Elliota Page'a od ponad 20 lat możemy podziwiać na ekranach kin i telewizorów. Międzynarodową karierę przyniosła mu w 2007 roku w "Juno" o szesnastolatce, która zaszła w ciążę i zdecydowała się na przekazanie dziecka do adopcji. W 2010 roku aktor pojawił się w jednej z głównych ról w "Incepcji" Christophera Nolana, a dwa lata później w "Zakochanych w Rzymie" Woody'ego Allena. Eliott, znany wówczas jeszcze jako Ellen Page, wystąpił także w jednym z filmów o X-Menach czy netfliksowym serialu "Umbrella Academy".
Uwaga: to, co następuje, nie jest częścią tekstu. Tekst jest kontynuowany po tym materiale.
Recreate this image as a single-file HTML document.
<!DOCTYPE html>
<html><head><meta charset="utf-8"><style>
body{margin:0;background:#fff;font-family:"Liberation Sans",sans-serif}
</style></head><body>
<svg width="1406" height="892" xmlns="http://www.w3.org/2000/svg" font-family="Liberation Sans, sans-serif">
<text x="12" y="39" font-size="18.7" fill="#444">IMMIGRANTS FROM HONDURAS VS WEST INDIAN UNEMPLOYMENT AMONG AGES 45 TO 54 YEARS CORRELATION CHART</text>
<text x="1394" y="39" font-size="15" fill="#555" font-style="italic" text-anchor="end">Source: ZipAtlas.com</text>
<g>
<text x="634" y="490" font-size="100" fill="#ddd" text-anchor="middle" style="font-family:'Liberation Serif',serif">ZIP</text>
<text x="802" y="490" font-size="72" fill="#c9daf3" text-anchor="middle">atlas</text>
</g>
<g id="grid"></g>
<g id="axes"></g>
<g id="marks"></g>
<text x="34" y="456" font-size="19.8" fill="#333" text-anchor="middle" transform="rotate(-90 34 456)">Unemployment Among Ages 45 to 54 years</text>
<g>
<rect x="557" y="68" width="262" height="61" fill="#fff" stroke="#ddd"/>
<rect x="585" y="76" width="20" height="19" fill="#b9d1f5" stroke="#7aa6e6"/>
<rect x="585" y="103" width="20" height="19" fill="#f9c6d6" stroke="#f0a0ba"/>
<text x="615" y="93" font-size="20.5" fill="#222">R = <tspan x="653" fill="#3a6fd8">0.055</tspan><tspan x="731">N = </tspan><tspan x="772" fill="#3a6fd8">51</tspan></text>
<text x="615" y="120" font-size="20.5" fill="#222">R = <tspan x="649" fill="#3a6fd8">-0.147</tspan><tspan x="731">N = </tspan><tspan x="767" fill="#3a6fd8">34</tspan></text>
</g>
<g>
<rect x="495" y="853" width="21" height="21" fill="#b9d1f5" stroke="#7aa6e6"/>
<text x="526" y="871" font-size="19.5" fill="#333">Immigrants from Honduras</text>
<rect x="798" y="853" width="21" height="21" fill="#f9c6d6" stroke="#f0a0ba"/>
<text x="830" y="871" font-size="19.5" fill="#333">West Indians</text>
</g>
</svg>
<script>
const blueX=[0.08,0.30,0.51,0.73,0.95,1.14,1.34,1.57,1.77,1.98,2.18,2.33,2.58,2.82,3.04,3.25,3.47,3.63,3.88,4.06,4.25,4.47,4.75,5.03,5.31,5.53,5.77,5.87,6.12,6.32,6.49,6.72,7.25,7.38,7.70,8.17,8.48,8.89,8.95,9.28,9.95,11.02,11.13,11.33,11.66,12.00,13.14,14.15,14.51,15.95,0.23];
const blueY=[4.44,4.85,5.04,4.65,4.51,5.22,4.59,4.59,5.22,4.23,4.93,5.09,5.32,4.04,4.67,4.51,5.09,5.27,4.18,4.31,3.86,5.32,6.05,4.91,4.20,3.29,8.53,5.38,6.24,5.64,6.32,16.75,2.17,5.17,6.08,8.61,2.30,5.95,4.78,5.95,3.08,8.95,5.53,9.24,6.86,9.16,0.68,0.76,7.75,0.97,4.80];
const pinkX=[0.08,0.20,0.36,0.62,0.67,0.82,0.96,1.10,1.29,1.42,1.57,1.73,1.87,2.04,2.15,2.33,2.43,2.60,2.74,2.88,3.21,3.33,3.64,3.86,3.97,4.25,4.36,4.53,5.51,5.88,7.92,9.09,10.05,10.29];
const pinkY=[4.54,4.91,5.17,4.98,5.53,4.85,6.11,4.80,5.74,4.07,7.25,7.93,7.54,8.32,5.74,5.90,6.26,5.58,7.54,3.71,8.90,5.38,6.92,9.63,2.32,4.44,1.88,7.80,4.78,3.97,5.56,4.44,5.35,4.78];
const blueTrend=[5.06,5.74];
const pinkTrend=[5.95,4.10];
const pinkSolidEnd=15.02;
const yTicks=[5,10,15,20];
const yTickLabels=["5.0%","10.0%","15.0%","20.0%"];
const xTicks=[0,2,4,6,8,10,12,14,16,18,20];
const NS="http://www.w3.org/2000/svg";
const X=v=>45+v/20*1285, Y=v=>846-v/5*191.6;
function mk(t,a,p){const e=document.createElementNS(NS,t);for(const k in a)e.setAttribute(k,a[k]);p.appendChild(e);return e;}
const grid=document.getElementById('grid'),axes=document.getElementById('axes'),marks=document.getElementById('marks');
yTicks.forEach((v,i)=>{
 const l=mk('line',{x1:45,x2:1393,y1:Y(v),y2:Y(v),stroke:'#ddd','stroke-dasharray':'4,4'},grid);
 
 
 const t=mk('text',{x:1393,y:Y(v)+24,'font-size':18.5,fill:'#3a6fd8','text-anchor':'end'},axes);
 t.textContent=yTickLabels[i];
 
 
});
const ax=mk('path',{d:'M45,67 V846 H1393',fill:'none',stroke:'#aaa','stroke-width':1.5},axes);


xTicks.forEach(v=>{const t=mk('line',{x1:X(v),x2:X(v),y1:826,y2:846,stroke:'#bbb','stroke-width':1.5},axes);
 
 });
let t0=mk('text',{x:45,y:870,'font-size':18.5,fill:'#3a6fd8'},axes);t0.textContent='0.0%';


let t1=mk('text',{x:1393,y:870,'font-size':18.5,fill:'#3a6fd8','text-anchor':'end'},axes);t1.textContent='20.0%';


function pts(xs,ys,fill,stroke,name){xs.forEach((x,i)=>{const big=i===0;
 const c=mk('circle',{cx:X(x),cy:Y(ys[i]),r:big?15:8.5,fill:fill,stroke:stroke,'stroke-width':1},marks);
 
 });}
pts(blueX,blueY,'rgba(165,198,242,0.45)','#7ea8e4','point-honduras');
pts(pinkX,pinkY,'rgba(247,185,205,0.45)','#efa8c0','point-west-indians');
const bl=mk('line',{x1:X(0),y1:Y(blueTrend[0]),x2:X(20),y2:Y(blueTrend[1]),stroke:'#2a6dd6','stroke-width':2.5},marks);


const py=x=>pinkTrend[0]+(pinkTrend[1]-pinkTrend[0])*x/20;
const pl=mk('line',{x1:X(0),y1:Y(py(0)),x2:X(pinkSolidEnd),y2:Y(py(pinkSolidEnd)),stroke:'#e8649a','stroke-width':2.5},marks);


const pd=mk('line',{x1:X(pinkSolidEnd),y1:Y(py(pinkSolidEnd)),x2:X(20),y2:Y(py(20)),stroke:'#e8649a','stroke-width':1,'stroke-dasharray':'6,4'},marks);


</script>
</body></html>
Page wspomina, że kiedy dostał rolę anarchistki w "Niepokornej" (2005), cieszył się, że w końcu ma okazję, by znów ściąć włosy, a wręcz całkowicie je zgolić. Kiedy później aktor zagrał w filmie "Pułapka" (2005), otworzył się dla niego świat czerwonych dywanów i artykułów w magazynach.
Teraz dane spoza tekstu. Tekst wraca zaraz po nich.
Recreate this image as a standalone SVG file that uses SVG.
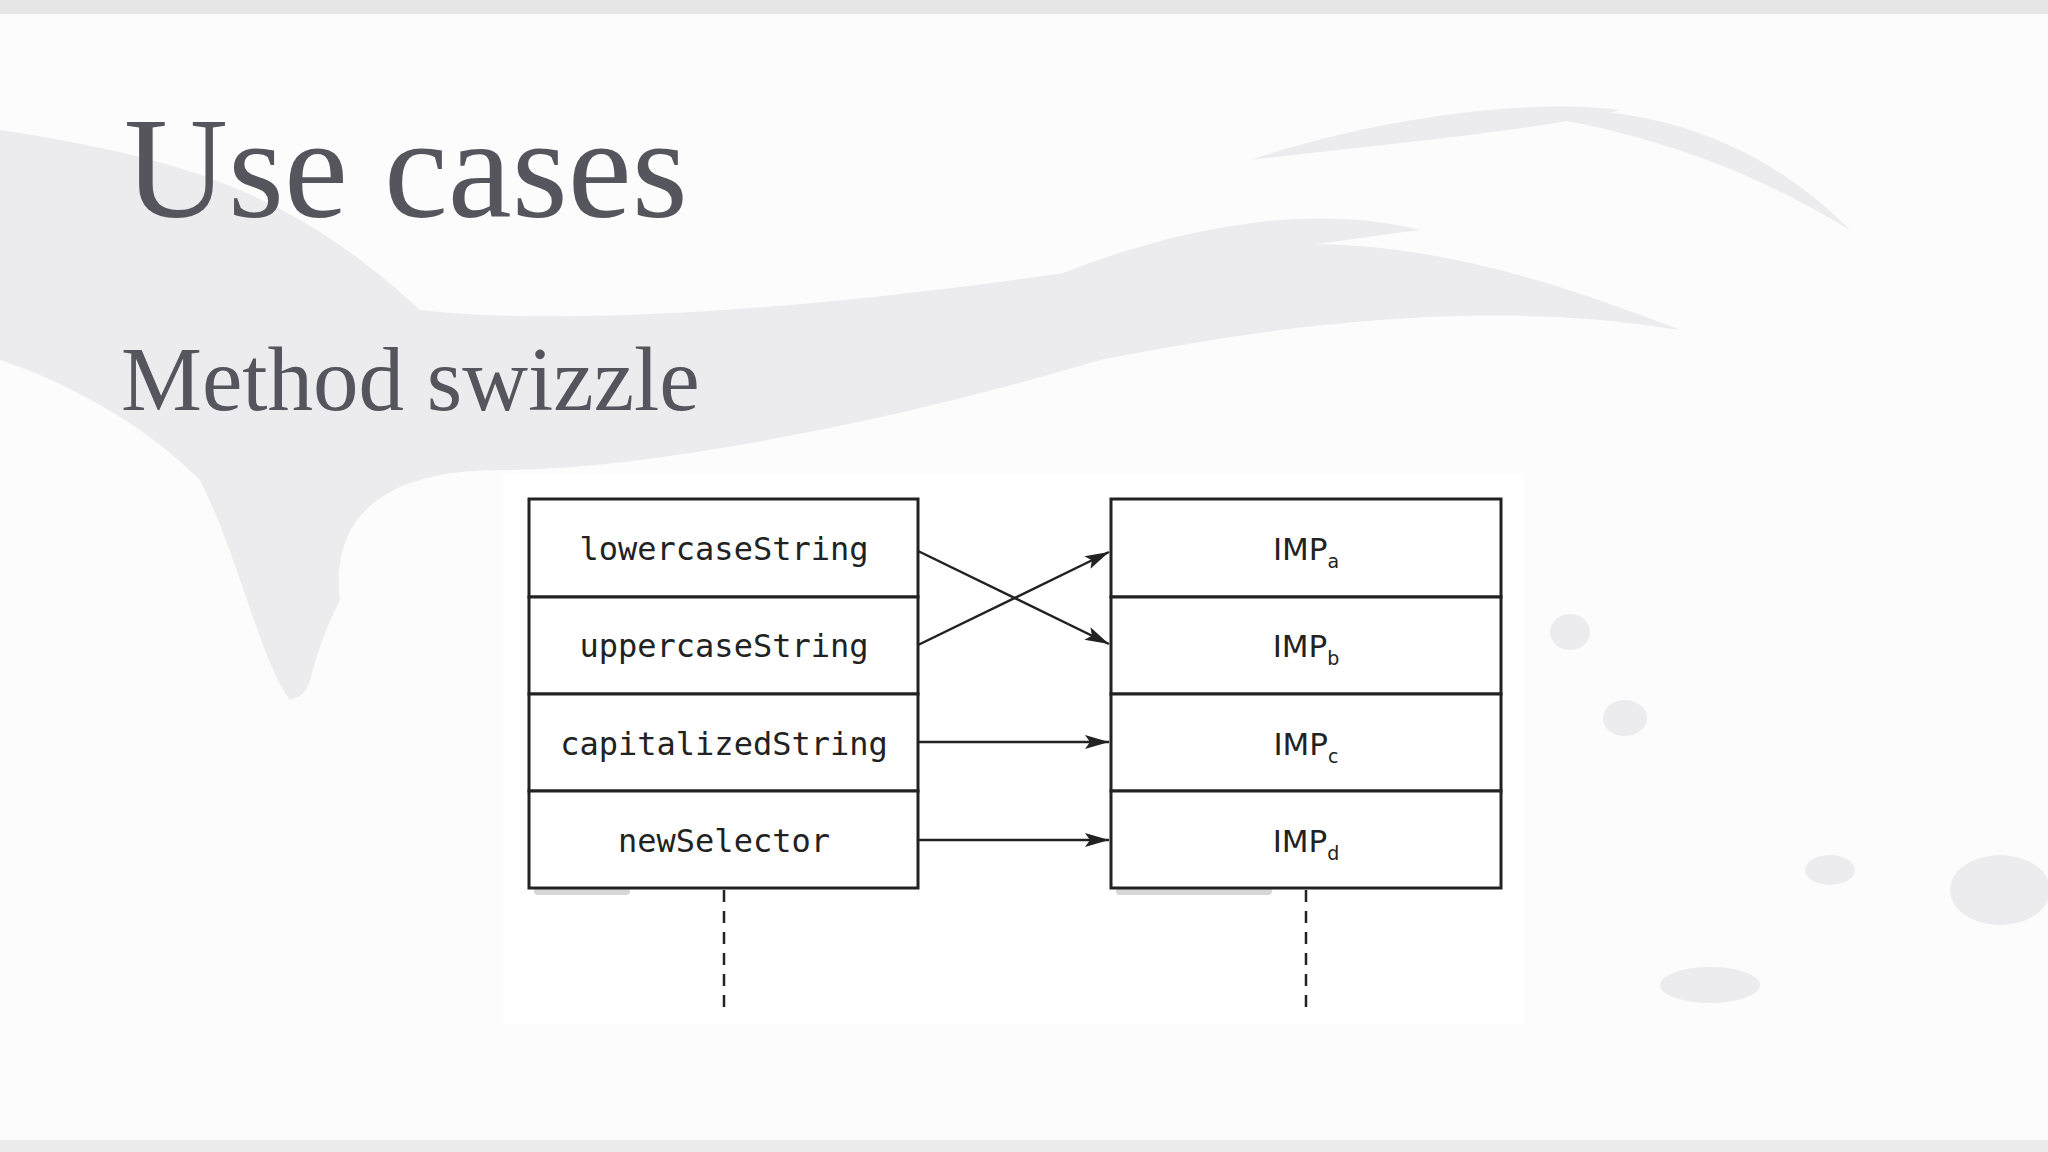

Nie sprawiały mu one jednak przyjemności, ponieważ były bolesnym przypomnieniem o rozdźwięku, między tym jak postrzega go świat, a jak on sam myśli o sobie. - Nigdy się nie rozpoznawałem - powiedział Page. - Przez długi czas nie mogłem nawet spojrzeć na swoje zdjęcie - przyznał. Bolesne było dla aktora także oglądanie siebie na ekranie, "zwłaszcza w tych bardziej kobiecych rolach".
W wywiadzie z "Time" Page wyjawił, że w czasie kręcenia filmów "Incepcja" czy "X-Men: Ostatni bastion" cierpiał na depresję, niepokój i napady lęków. Stroje, których noszenia wymagały od niego role, sprawiały, że nie czuł się sobą. Mimo miłości do filmów aktor czuł się wyalienowany przez Hollywood i obowiązujące w nim standardy.
Page przyznaje, że pandemia pomogła mu zmierzyć się ze swoją tożsamością. Podczas zeszłorocznego lata aktor rozstał się z żoną, z którą następnie rozwiódł się na początku tego roku. Podkreśla jednak, że nadal łączy ich przyjaźń. - Miałem masę czasu dla siebie, by naprawdę skupić się na rzeczach, których na wiele sposobów nieświadomie unikałem - przyznał. Aktor wyjawił, że w ostatnim dostał czasie wiele propozycji współpracy, dotyczących reżyserii, produkcji, a także ról - zarówno dotyczących transseksualnych mężczyzn, jak i po prostu ról męskich. Page mówi, że "jest bardzo podekscytowany, by grać" - teraz kiedy w końcu może być w pełni sobą i w swoim ciele.